Spartacus doğal bir liderdir fakat binlerce başı bozuk, intikam isteyen, geçtikleri her yerde soylu beyleri öldürüp, her şeyi yağmalayan, gözü dönmüş sürüden sorumlu olmak istememiştir. İlk kılıcı sallayan ve arenalar da ismi bilinen Spartaküs’ü bu asi kitle lider olarak seçip kabul etmiştir. Bu isyan da hızlı tutuşan bir ateşin alevleri arasında Roma ordusu tarafından bastırılmış, kilometrelerce yollarda köleler canlı canlı çarmıha gerilmiştir. Spartacus’ün bedeni kölelerin arasında bulunamamıştır.
Efsane olan liderler hiçbir zaman ölmez. Spartacus’ün cesedinin bulunamaması yine umut olmuş yeni ayaklanmaları tetiklemiş, hatta isyan başlatan yeni liderler kendilerine “ben ölmeyen Spartacus’üm” demişlerdir.
Meksika’da zulme karşı baş kaldıran halkın içinden yine iki doğal lider çıkmıştır. Bunlar Panço Villa ve Emiliano Zapata dır. Bir köylü çocuğu olan Panço Villa, Emiliano Zapata ile 1913 de diktatöre karşı savaşta kendi halkları tarafından doğal lider olarak seçilmişlerdir. Devrim yapacağız, demokrasi getireceğiz diyen liberal José Venustiano Carranza de la Garza tarafından Burjuvazi ile iş birliği yapılarak ilk önce diktatör Huerta ve sonra gelen Modero’yu devirmişler, başkent Meksiko’ya girmişlerdir. Ülke yönetimini ele alan burjuvazi, kahraman iki lidere imtiyazlı davranmış kendi saflarına çekmek ve burjuvanın sömürü nimetlerinden kar vermek istemişlerdir. Bunu kabul etmeyen Villa ve Zapata yeniden ayaklanmıştır. Ayaklanma tüm Meksika’yı sarmış ikinci bir devrim başarılmışken ülke yöneticileri iktidarı verseler de ülke yönetmeyi bilmeyen iki lider yine iktidarı burjuvaziye teslim etmiş ve ikisi de suikastla infaz edilmiştir.
Emiliano Zapata beyaz atının üstünde tuzağa düşürülmüş ve o kadar çok kurşun sıkılmış ki cesedi halka gösterildiğinde kimse onun Zapata olduğuna inanmamış. İnfazda kaçan atı efsaneye dönüşmüş ve halk Zapata ’nın dağlarda atıyla beraber yaşadığına inanmıştır. Halk sevdiği liderlerin ölmesini kabul etmek istemez çünkü onunla birlikte umutta ölecektir. Kimse umudunu öldürmek istemez.

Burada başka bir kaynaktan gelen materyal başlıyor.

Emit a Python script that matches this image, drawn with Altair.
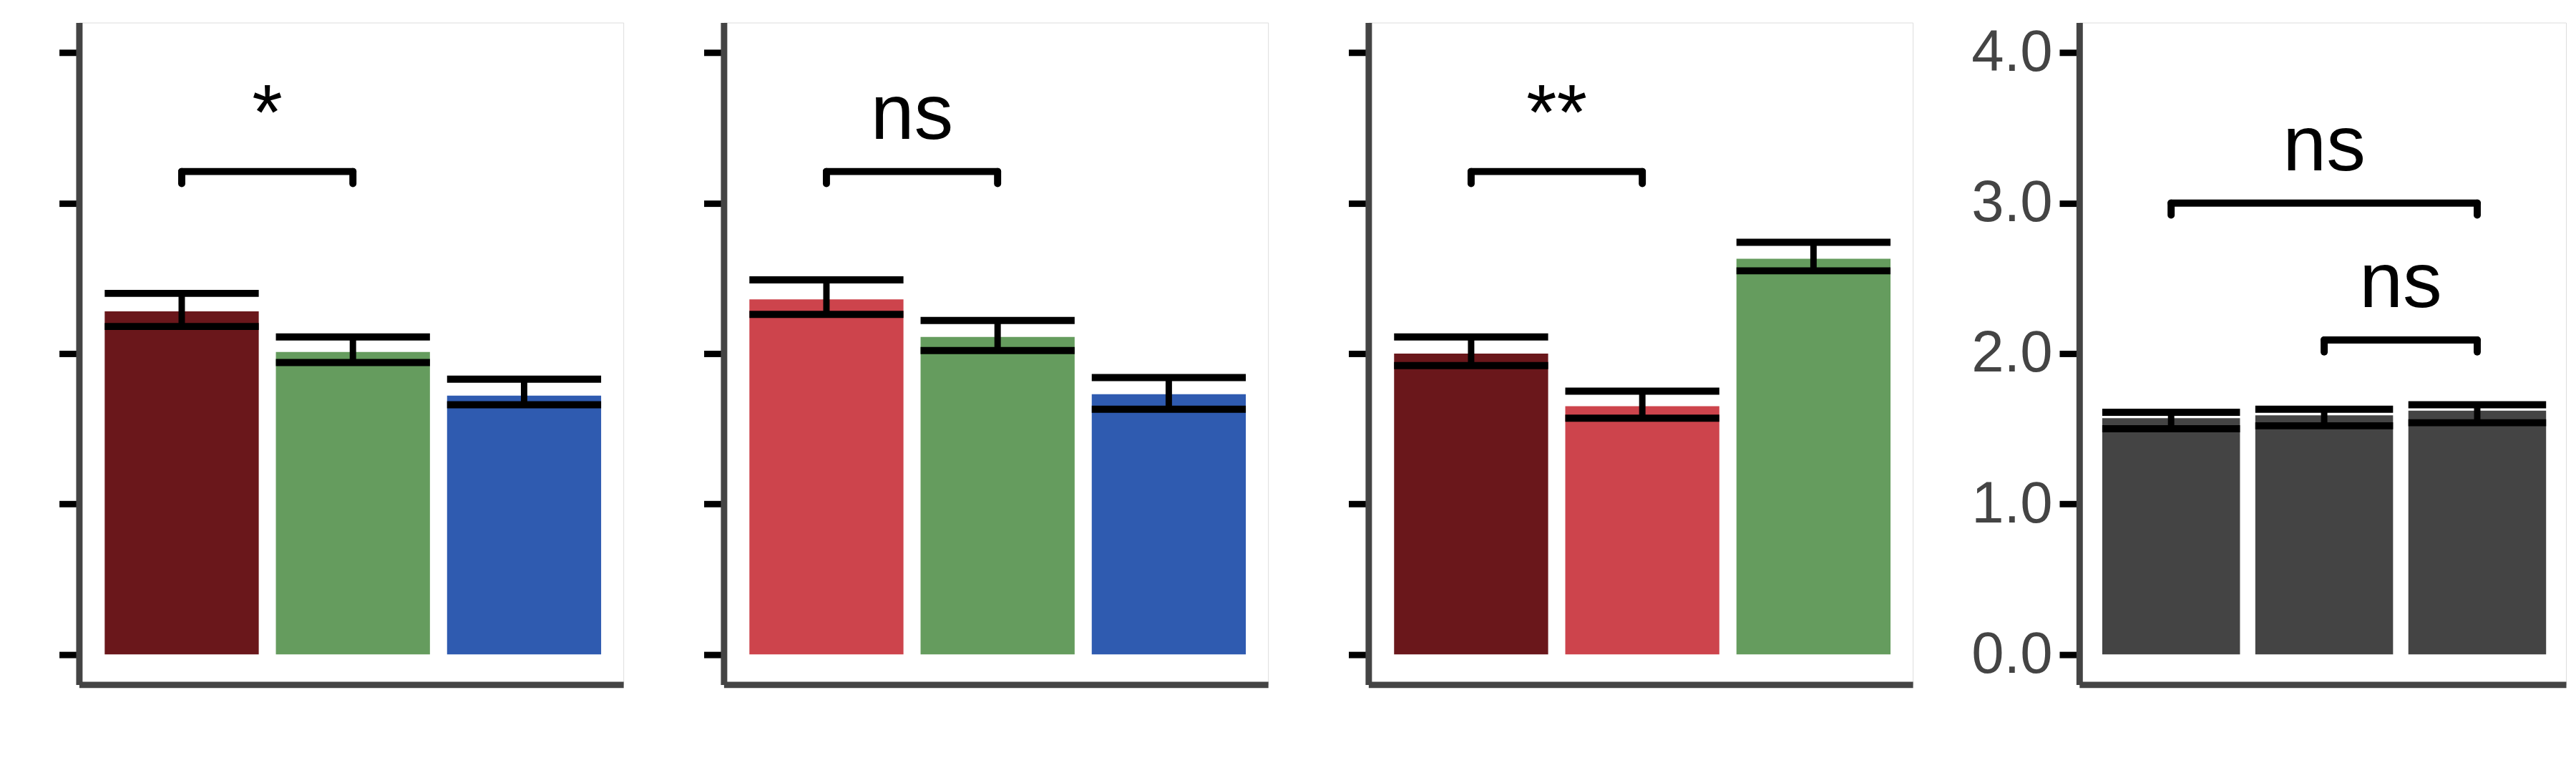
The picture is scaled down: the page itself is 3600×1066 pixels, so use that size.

Anadolu Toroslarında İnce Memet ya da Çakırcalı Mehmet Efe ya da Nurhak dağlarında öldürülen Sinan Cemgil ve arkadaşları gibi. Yıllar sonra inekli köyüne giden belgesel yapımcıları devrimcilere erzak götüren kadını bulurlar. Röportaj yapmak isterler kadın “onların yaşadığını ve iki gün evvel dağa yine erzak götürdüğünü” söyler. “Kuru üzümü çok sevdikleri için bol götürdüm” diye de ekler.
Tarihin yazdığı kahramanlıklar destanlara dönüştüğünden, kahramanların yaşamaları için söylenceler dolaşır kulaktan kulağa.
Lider kelimesi her ne kadar savaşçı, önder, kahraman algısını çağrıştırsa da felsefenin, bilimin, sanatın teknolojinin düşünür ve mucit insanlarını da doğal liderlerden kabul etmeliyiz. Bunlardan da Karl Marx, Sigmund Freud, Aristo, Sokrates, gibi onlarca tarihe mal olmuş kişilik sayabiliriz.
Tarih bize dayatılan değil el yordamıyla araştırıp bulabileceğimiz liderleri tanımamızı sağlar. Heykellere bakarsanız Avrupa burjuvazisinin heykellerini diktiği tarihi liderler, başka ülkeleri işgal etmiş, sömürmüş, köle taciri liderlerdir. Yani her toplum kendi ideolojik liderini yaşatır.